6.  AN EXPLANATION OF HOW the McKee FLUIDIZED GLAZING & CLADDING  SYSTEM WORKS,

With reference to Figure 3  ; The basic Power / Energy flow diagram.
It should be noted that Figure 3  is not a fluid flow diagram, its purpose is to show the directional flow of power / energy amongst the various subsystems i.e. the facades and the ambient, the cool & warm energy stores, and the building interior, the room.
For the explanation it is assumed that the system has been and is in an ongoing working situation in June.

1  During the night the valve Vf has been switched to the cool store Msc and Va to A, the stores and the fluid distribution valves all to position B, all facades together and  to  the heat exchanger Hxfs.
Thus energy has been extracted from the cool store Msc resulting in its temperature falling to Tsc (min) normally to less than 12 C

2  If during the night the room temperature Tr required to be maintained at TR (21C) the valve Vr would have been set to B and energy from the Warm store Msw would be transferred via Vfr to the heat exchanger HXr in the room. Thus maintaining Tr and reducing the temperature, Tsw,  of Msw .

Or of course if Tr had been too high the valve Vr would be set to A and energy transferred from the room via HXr, Msc to the facades and ambient.

3  After sun rise and of course if conditions are appropriate i.e. increasing facade fluid temperature, the most suitable facades are switched to Hxfs  so that cooling of the cool store may continue .  The remaining facades switched to Hxfr and to transfer energy to the warm store Msw  and /or the room heat exchanger (if required).

Once the energy of the warm store has been replenished the FDV's are set to A (energy is not being transferred to Hxfs or Hxfr) thus mixing the fluids of the facades  DISSIPATE any further absorption of solar energy over the total facade area. (maximum facade fluid temperature in this mode will not be more than about 4 deg. C above ambient temperature ; normally well below human blood temperature)

4  By switching the valve Vr to the cool store Msc  and to the room heat exchanger Hxr any internal energy within the building i.e. solar gain plus energy from people & equipment may be transferred from the room via the heat exchanger HXr to the energy store Msc which is at a considerably lower temperature than Tr the room temperature. Thus during the day the temperature of the cool Store Msc will gradually rise, the rate of rise being determined by the heat capacity of Msc and the rate of energy input to it from the room.

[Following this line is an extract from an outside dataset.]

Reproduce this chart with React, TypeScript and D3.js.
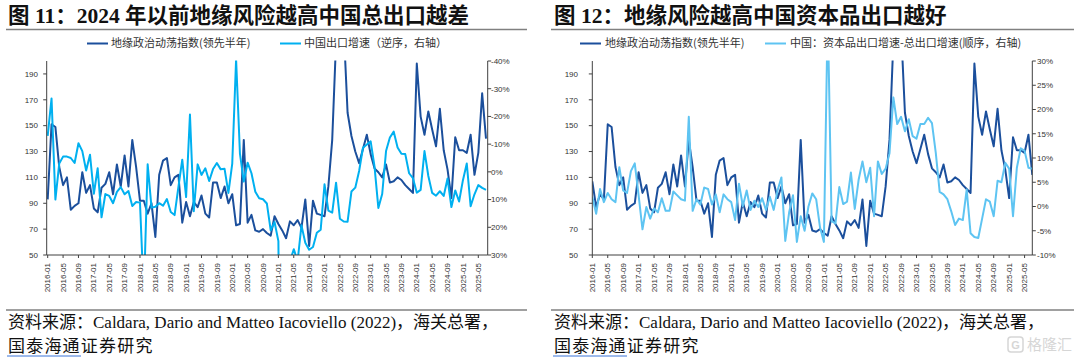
import React from "react";
import * as d3 from "d3";

// ---------- data ----------
const xTickLabels = [
  "2016-01", "2016-05", "2016-09", "2017-01", "2017-05", "2017-09",
  "2018-01", "2018-05", "2018-09", "2019-01", "2019-05", "2019-09",
  "2020-01", "2020-05", "2020-09", "2021-01", "2021-05", "2021-09",
  "2022-01", "2022-05", "2022-09", "2023-01", "2023-05", "2023-09",
  "2024-01", "2024-05", "2024-09", "2025-01", "2025-05",
];
const monthCount = 115; // 2016-01 .. 2025-07

// Geopolitical risk index (leading half year)
const gprLead = [
  107, 87, 97, 93, 151, 149, 118, 104, 110, 85, 88, 90,
  114, 98, 104, 86, 83, 102, 105, 114, 97, 120, 103, 127,
  103, 139, 118, 92, 92, 82, 90, 64, 112, 123, 125, 104,
  110, 112, 75, 91, 80, 91, 87, 96, 82, 79, 106, 106,
  94, 103, 90, 97, 73, 74, 139, 75, 81, 69, 68, 70,
  67, 65, 80, 74, 69, 63, 76, 73, 77, 71, 93, 57,
  92, 82, 81, 80, 103, 139, 215, 240, 225, 160, 142, 130,
  121, 132, 143, 128, 117, 114, 110, 120, 106, 107, 110, 108,
  104, 101, 98, 198, 157, 143, 161, 147, 134, 163, 131, 116,
  94, 141, 131, 131, 129, 143, 112, 129, 175, 140,
];
const fig11Shift = 3;

// China export growth yoy (%), reversed right axis in fig 11
const exportYoY = [
  -13, -26.5, 10, -3, -5.5, -5.5, -5, -3.2, -10.3, -7.5, -0.5, -6.2,
  7.9, -1.3, 16.4, 8.0, 8.7, 11.3, 7.2, 5.5, 8.1, 6.9, 12.3, 10.9,
  11.1, 44.5, -2.7, 12.9, 12.6, 11.3, 12.2, 9.8, 14.5, 15.6, 5.4, -4.4,
  9.1, -20.7, 14.2, -2.7, 1.1, -1.3, 3.3, -1.0, -3.2, -0.9, -1.1, 7.6,
  -3.0, -40.6, -6.6, 3.5, -3.3, 0.5, 7.2, 9.5, 9.9, 11.4, 21.1, 18.1,
  25.0, 154.9, 30.6, 32.3, 27.9, 32.2, 19.3, 25.6, 28.1, 27.1, 22.0, 20.9,
  4.5, 14.0, 14.7, 3.9, 16.9, 17.9, 18.0, 7.1, 5.7, -0.3, -8.7, -9.9,
  -11.0, -2.0, 13.0, 8.0, -7.5, -12.4, -14.5, -8.8, -6.5, -6.4, 0.5, 2.3,
  7.5, 6.5, -7.5, 1.5, 7.6, 8.6, 7.0, 8.7, 2.4, 12.7, 6.7, 10.7,
  3.0, -3.0, 12.4, 8.1, 4.8, 5.8, 6.5,
];

// China: capital goods export growth minus total export growth (%)
const capMinusTotal = [
  2.0, -1.5, 3.6, 0.9, 2.8, 1.5, 0.9, 8.1, 3.3, 2.8, 7.3, 8.9,
  2.3, -4.7, -0.1, -2.5, -0.4, -1.2, 1.7, -0.9, -0.9, 3.1, 2.3, 1.5,
  1.2, 18.5, -0.9, 1.5, 0.4, 3.9, 3.6, 0.4, 2.5, -1.2, 2.5, 1.5,
  0.9, -2.8, 4.7, 0.1, 3.3, -0.7, 1.2, -0.1, 1.7, -0.7, 2.0, -0.7,
  3.3, 6.0, -7.1, -1.2, 2.3, -7.3, -2.0, -5.0, 0.0, 2.7, 1.5, -4.3,
  -7.3, 40, -3.0, -3.5, 4.0, 0.5, 1.0, 7.0, -0.5, 5.5, 9.3, 5.0,
  8.0, -2.0, 9.3, 6.7, 7.8, 11.0, 22.5, 17.0, 18.5, 15.5, 18.0, 14.5,
  14.0, 17.0, 17.0, 18.3, 17.2, 11.0, 3.0, 2.5, 1.5, -1.0, -3.8, -2.5,
  -2.8, 3.5, -5.5, -6.3, -6.5, -2.5, 1.5, 1.0, -2.0, 5.3, 5.0, 9.0,
  7.8, -2.0, 8.0, 12.0, 11.5, 8.0, 7.8,
];

const leftTicks = [50, 70, 90, 110, 130, 150, 170, 190];
const fig11RightTicks = [-40, -30, -20, -10, 0, 10, 20, 30];
const fig12RightTicks = [-10, -5, 0, 5, 10, 15, 20, 25, 30];

const darkName = "地缘政治动荡指数(领先半年)";
const fig11LightName = "中国出口增速（逆序，右轴）";
const fig12LightName = "中国：资本品出口增速-总出口增速(顺序，右轴)";
const fig11Title = "图 11：2024 年以前地缘风险越高中国总出口越差";
const fig12Title = "图 12：地缘风险越高中国资本品出口越好";
const sourceLine1 = "资料来源：Caldara, Dario and Matteo Iacoviello (2022)，海关总署，";
const sourceLine2a = "国泰海通";
const sourceLine2b = "证券研究";

// ---------- styles ----------
const DARK = "#1B4F9C";
const AXIS = "#404040";
const TICKFONT = "'Liberation Sans', Arial, sans-serif";
const CJK = "'Noto Sans CJK SC', sans-serif";
const SERIF = "'Liberation Serif', 'Noto Sans CJK SC', serif";

type PanelCfg = {
  id: string;
  px0: number; px1: number;
  xFirst: number; xLast: number;
  top: number; bottom: number;
  dark: number[];
  light: number[];
  lightColor: string;
  rightDomain: [number, number];
  rightReversed: boolean;
  rightTicks: number[];
  leftLabelX: number; rightLabelX: number;
  title: string; titleX: number;
  legend: { lineX: number; textX: number; name: string; color: string }[];
  ruleX0: number; ruleX1: number; srcX: number;
};

const fig11: PanelCfg = {
  id: "f11",
  px0: 46.7, px1: 487.7, xFirst: 47.7, xLast: 486.0, top: 61, bottom: 255,
  dark: gprLead.slice(fig11Shift, fig11Shift + monthCount),
  light: exportYoY,
  lightColor: "#00B0F0",
  rightDomain: [-40, 30], rightReversed: true, rightTicks: fig11RightTicks,
  leftLabelX: 38, rightLabelX: 491,
  title: fig11Title, titleX: 8,
  legend: [
    { lineX: 87, textX: 111, name: darkName, color: DARK },
    { lineX: 280, textX: 304, name: fig11LightName, color: "#00B0F0" },
  ],
  ruleX0: 6, ruleX1: 527, srcX: 8,
};

const fig12: PanelCfg = {
  id: "f12",
  px0: 592.3, px1: 1032.3, xFirst: 592.3, xLast: 1032.3, top: 61, bottom: 255,
  dark: gprLead.slice(0, monthCount),
  light: capMinusTotal,
  lightColor: "#5EC4F2",
  rightDomain: [-10, 30], rightReversed: false, rightTicks: fig12RightTicks,
  leftLabelX: 578, rightLabelX: 1037,
  title: fig12Title, titleX: 554,
  legend: [
    { lineX: 580, textX: 605, name: darkName, color: DARK },
    { lineX: 765, textX: 790, name: fig12LightName, color: "#5EC4F2" },
  ],
  ruleX0: 551, ruleX1: 1074, srcX: 554,
};

function Panel({ c }: { c: PanelCfg }) {
  const x = d3.scaleLinear().domain([0, monthCount - 1]).range([c.xFirst, c.xLast]);
  const yL = d3.scaleLinear().domain([50, 200]).range([c.bottom, c.top]);
  const yR = d3.scaleLinear().domain(c.rightDomain)
    .range(c.rightReversed ? [c.top, c.bottom] : [c.bottom, c.top]);

  const darkLine = d3.line<number>().x((_, i) => x(i)).y((d) => yL(d));
  const lightLine = d3.line<number>().x((_, i) => x(i)).y((d) => yR(d));

  const clipId = `clip-${c.id}`;
  return (
    <g>
      {/* title */}
      <text x={c.titleX} y={23} fontFamily={SERIF} fontWeight="bold" fontSize={21.5} fill="#111">
        {c.title}
      </text>
      <line x1={c.ruleX0} x2={c.ruleX1} y1={29.5} y2={29.5} stroke="#808080" strokeWidth={1.3} />

      {/* legend */}
      {c.legend.map((l) => (
        <g key={l.name}>
          <line x1={l.lineX} x2={l.lineX + 21} y1={43.5} y2={43.5} stroke={l.color} strokeWidth={2} />
          <text x={l.textX} y={47.3} fontFamily={CJK} fontSize={11} fill="#333">{l.name}</text>
        </g>
      ))}

      <defs>
        <clipPath id={clipId}>
          <rect x={c.px0} y={c.top - 0.5} width={c.px1 - c.px0} height={c.bottom - c.top + 0.5} />
        </clipPath>
      </defs>

      <g clipPath={`url(#${clipId})`} fill="none" strokeLinejoin="round">
        <path d={darkLine(c.dark) || ""} stroke={DARK} strokeWidth={2} />
        <path d={lightLine(c.light) || ""} stroke={c.lightColor} strokeWidth={2} />
      </g>

      {/* axes */}
      <line x1={c.px0} x2={c.px0} y1={c.top} y2={c.bottom} stroke={AXIS} strokeWidth={1} />
      <line x1={c.px1} x2={c.px1} y1={c.top} y2={c.bottom} stroke={AXIS} strokeWidth={1} />
      <line x1={c.px0} x2={c.px1} y1={c.bottom} y2={c.bottom} stroke={AXIS} strokeWidth={1} />

      {leftTicks.map((t) => (
        <g key={"l" + t}>
          <line x1={c.px0 - 3.5} x2={c.px0} y1={yL(t)} y2={yL(t)} stroke={AXIS} />
          <text x={c.leftLabelX} y={yL(t)} dy="0.35em" textAnchor="end" fontFamily={TICKFONT} fontSize={8} fill="#333">{t}</text>
        </g>
      ))}
      {c.rightTicks.map((t) => (
        <g key={"r" + t}>
          <line x1={c.px1} x2={c.px1 + 3.5} y1={yR(t)} y2={yR(t)} stroke={AXIS} />
          <text x={c.rightLabelX} y={yR(t)} dy="0.35em" fontFamily={TICKFONT} fontSize={8} fill="#333">{`${t}%`}</text>
        </g>
      ))}
      {xTickLabels.map((lab, i) => {
        const xx = x(i * 4);
        return (
          <g key={lab}>
            <line x1={xx} x2={xx} y1={c.bottom} y2={c.bottom + 3} stroke={AXIS} />
            <text transform={`translate(${xx},${c.bottom + 8}) rotate(-90)`} dy="0.33em" textAnchor="end"
              fontFamily={TICKFONT} fontSize={8} fill="#333">{lab}</text>
          </g>
        );
      })}

      {/* source */}
      <line x1={c.ruleX0} x2={c.ruleX1} y1={310} y2={310} stroke="#808080" strokeWidth={1.3} />
      <text x={c.srcX} y={328} fontFamily={SERIF} fontSize={17} fill="#111">{sourceLine1}</text>
      <text x={c.srcX} y={352} fontFamily={SERIF} fontSize={17} fill="#111" letterSpacing={1.2}>
        <tspan>{sourceLine2a}</tspan><tspan>{sourceLine2b}</tspan>
      </text>
      <line x1={c.srcX - 1} x2={c.srcX + 73} y1={356} y2={356} stroke="#3A74D8" strokeWidth={1} />
    </g>
  );
}

export default function App() {
  return (
    <svg width={1080} height={357} viewBox="0 0 1080 357"
      style={{ position: "absolute", left: 0, top: 0, background: "#fff" }}>
      <rect x={0} y={0} width={1080} height={357} fill="#fff" />
      <Panel c={fig11} />
      <Panel c={fig12} />
      {/* watermark */}
      <g opacity={0.55}>
        <rect x={1008} y={337} width={15} height={15} rx={3} fill="none" stroke="#b5b5b5" strokeWidth={1.5} />
        <text x={1015.5} y={349} textAnchor="middle" fontFamily={TICKFONT} fontWeight="bold" fontSize={11} fill="#b5b5b5">G</text>
        <text x={1027} y={350} fontFamily={CJK} fontSize={15} fill="#b5b5b5">格隆汇</text>
      </g>
    </svg>
  );
}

Thus the temperature of the room may be kept very close to the desired temperature TR (21deg.C)

5  During the late afternoon the temperature Tsc of the cool store Msc will approach TR as the internal energy of the building is transferred to Msc. Whenever the appropriate conditions prevail the valve Vf maybe switched to B, Va to B and or some or all  FDV  to HXfs.

Of course, if required Vr may still be switched to A thus continuing to cool the room via HXr.

6  If the room temperature tends to fall then water flow to HXr may be stopped or Valve Vr may be switched to B to transfer energy from the warm store Msw to the room.

7  When the temperature  Tsc of the cool store Msc has reached its minimum allowed the flow Ffs and the solar fluid flow to the facades  may be stopped.

8  To cope with extreme conditions the heat pump HP may be used to actively cool the cool store Msc and to pump the heat into the warm store Msw or to the facades via appropriate heat exchangers,  such a heat pump would be working at a high coefficient of performance (CoP) and therefore the electrical input to it will be relatively small.